In January this year, I received my share certificate from Hongwei Technologies Ltd. This is not something to rejoice, for it means that the shares are now officially delisted from the Singapore Exchange and worth nothing. The main cause of the company failing was accounting irregularities at one of its subsidiaries. What are the lessons that I learnt from this episode?
I first invested in this stock in Apr 2009 during the Global Financial Crisis (GFC) at a price of $0.125. Then, I liked it as it was an undervalued stock. It had earnings per share (EPS) of 28.9 Renminbi (RMB) cents in Financial Year (FY) 2008, making its Price/ Earning (P/E) Ratio a mere 2.2 times. Its net asset value was 145 RMB cents, making its Price/ Book (P/B) ratio only 0.43 times.
With the passage of the GFC, it recovered to a price of $0.285, allowing me to post a paper profit of 128%. I continued to hold on to it, believing that the stock was still undervalued. The last available financial results before its suspension in Feb 2011 showed it had EPS of 26.9 RMB cents in FY2009, making its P/E ratio only 4.8 times. Possibilities of accounting irregularities did not occur to me. The only concern I had was that a significant portion (24%) of its pre-tax profit were trading profits, and in trading, you could make profits as well as losses. It was probably a matter of time before the company reported a trading loss or a smaller trading profit. Nevertheless, I continued to hold on to the stock.

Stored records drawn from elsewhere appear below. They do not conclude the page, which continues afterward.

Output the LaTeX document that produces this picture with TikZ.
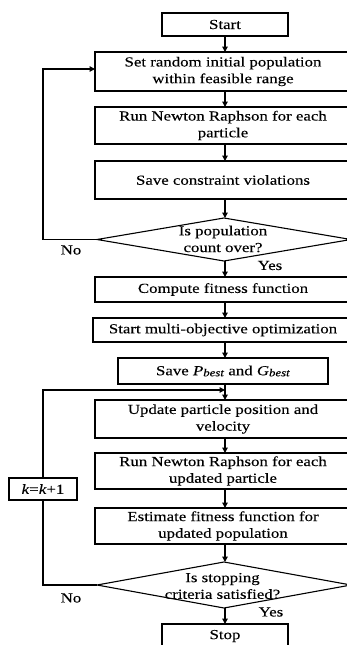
\documentclass[tikz,border=0pt]{standalone}
\usepackage{fontspec}
\setmainfont{Liberation Serif}[FakeStretch=1.22,FakeBold=0.2]
\usetikzlibrary{arrows.meta,shapes.geometric}
\tikzset{
  box/.style={draw, rectangle, line width=1.2pt, inner sep=0pt, outer sep=0pt, align=center,
    font=\fontsize{13.8}{16.7}\selectfont},
  dec/.style={draw, diamond, line width=1.1pt, inner sep=0pt, outer sep=0pt},
  txt/.style={inner sep=0pt, align=center, font=\fontsize{13.8}{16.7}\selectfont},
  arr/.style={line width=1.2pt, -{Triangle[length=5.5pt,width=5.5pt]}},
  ln/.style={line width=1.2pt},
}
\begin{document}
\begin{tikzpicture}[x=1pt,y=-1pt]
\useasboundingbox (0,0) rectangle (346,645);
\node[box, minimum width=126pt, minimum height=23pt] (start) at (225,24.5) {Start};
\node[box, minimum width=256pt, minimum height=39pt] (init) at (223,71.5) {Set random initial population\\within feasible range};
\node[box, minimum width=256pt, minimum height=37pt] (nr1) at (223,125.5) {Run Newton Raphson for each\\particle};
\node[box, minimum width=256pt, minimum height=38pt] (save) at (223,180) {Save constraint violations};
\node[dec, minimum width=254pt, minimum height=43pt] (d1) at (224,239.5) {};
\node[txt] (t1) at (223,239) {Is population\\count over?};
\node[txt] (no1) at (71,250) {No};
\node[txt] (yes1) at (270,265.5) {Yes};
\node[box, minimum width=256pt, minimum height=25pt] (fit) at (223,289.5) {Compute fitness function};
\node[box, minimum width=260pt, minimum height=24pt] (multi) at (223,330) {Start multi-objective optimization};
\node[box, minimum width=210pt, minimum height=26pt] (pbest) at (223,371) {Save \textit{P}\raisebox{-1pt}{\fontsize{10.5}{10.5}\selectfont\textit{best}} and \textit{G}\raisebox{-1pt}{\fontsize{10.5}{10.5}\selectfont\textit{best}}};
\node[box, minimum width=256pt, minimum height=38pt] (update) at (223,419) {Update particle position and\\velocity};
\node[box, minimum width=256pt, minimum height=36pt] (nr2) at (223,471) {Run Newton Raphson for each\\updated particle};
\node[box, minimum width=256pt, minimum height=36pt] (est) at (223,526) {Estimate fitness function for\\updated population};
\node[dec, minimum width=254pt, minimum height=46pt] (d2) at (224,585) {};
\node[txt] (t2) at (222.5,586) {Is stopping\\criteria satisfied?};
\node[txt] (no2) at (71,598) {No};
\node[txt] (yes2) at (271,612) {Yes};
\node[box, minimum width=126pt, minimum height=24pt] (stop) at (225,636) {Stop};
\node[box, minimum width=68pt, minimum height=22pt] (kbox) at (43,489) {\textit{k}=\textit{k}+1};
\coordinate (col) at (225,0);
\coordinate (lx) at (43,0);
\coordinate (j) at (225,390);
\coordinate (iw) at ([yshift=2.5pt]init.west);
\draw[arr] (col |- start.south) -- (col |- init.north);
\draw[arr] (col |- init.south) -- (col |- nr1.north);
\draw[arr] (col |- nr1.south) -- (col |- save.north);
\draw[arr] (col |- save.south) -- (col |- d1.north);
\draw[arr] (col |- d1.south) -- (col |- fit.north);
\draw[arr] (col |- fit.south) -- (col |- multi.north);
\draw[arr] (col |- multi.south) -- (col |- pbest.north);
\draw[arr] (col |- pbest.south) -- (col |- update.north);
\draw[arr] (col |- update.south) -- (col |- nr2.north);
\draw[arr] (col |- nr2.south) -- (col |- est.north);
\draw[arr] (col |- est.south) -- (col |- d2.north);
\draw[arr] (col |- d2.south) -- (col |- stop.north);
\draw[arr] (d1.west) -- (lx |- d1.west) -- (lx |- iw) -- (iw);
\draw[ln] (d2.west) -- (lx |- d2.west) -- (kbox.south);
\draw[arr] (kbox.north) -- (lx |- j) -- (j);
\end{tikzpicture}
\end{document}
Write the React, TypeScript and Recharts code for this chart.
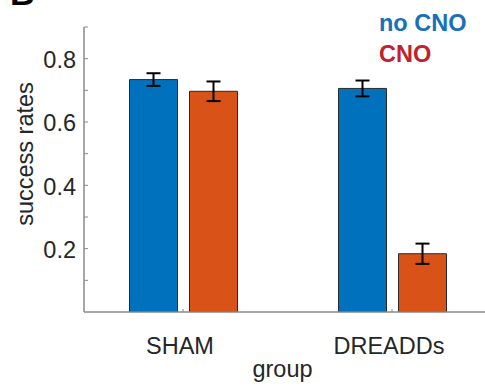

In Feb 2011, the company announced that the auditors had problems confirming the cash balance of one of its subsidiaries. The stock promptly fell from $0.26 to $0.19 and was suspended. Upon deeper inspection of its financial statements post-suspension, I realised that while the group had healthy cash balance of RMB112 million, the holding company itself had only cash balance of RMB71,000. All the cash balances were with the subsidiaries. This was a red flag that I should have picked up but did not. Other indicators were healthy: it paid dividends continuously for 5 years since 2006, although the dividends had declined from a peak of 7.58 RMB cents in 2007 to 1 RMB cents in 2010. From the cashflow statement, it paid income tax of RMB12.7 million in FY2009, approximately in line with its pre-tax profit of RMB76.7 million and Chinese tax rate of about 20%. So, what I learnt from this episode is that if the group is making profits, cash should also accumulate on the holding company's balance sheet. The holding company's balance sheet is something I always overlook, choosing to concentrate only on the group's balance sheet. After all, it is the group that we buy into effectively, even though it is the holding company that we own nominally.
Armed with this fact, I reviewed the balance sheets of all the China stocks and stocks with exposure to the China market in my holding. In total (as at now), I have 6 such stocks, namely, China Aviation Oil, Fung Choi, Karin, Midas, Valuetronics and Yangzijiang. In 3 of them, the holding company's cash balance is less than $1 million in the functional currency (either RMB or Hong Kong dollar). These 3 companies are Fung Choi, Karin and Valuetronics. So, are these 3 companies likely to have accounting irregularities like Hongwei? My guess is probably not. I can only say "I don't understand China stocks".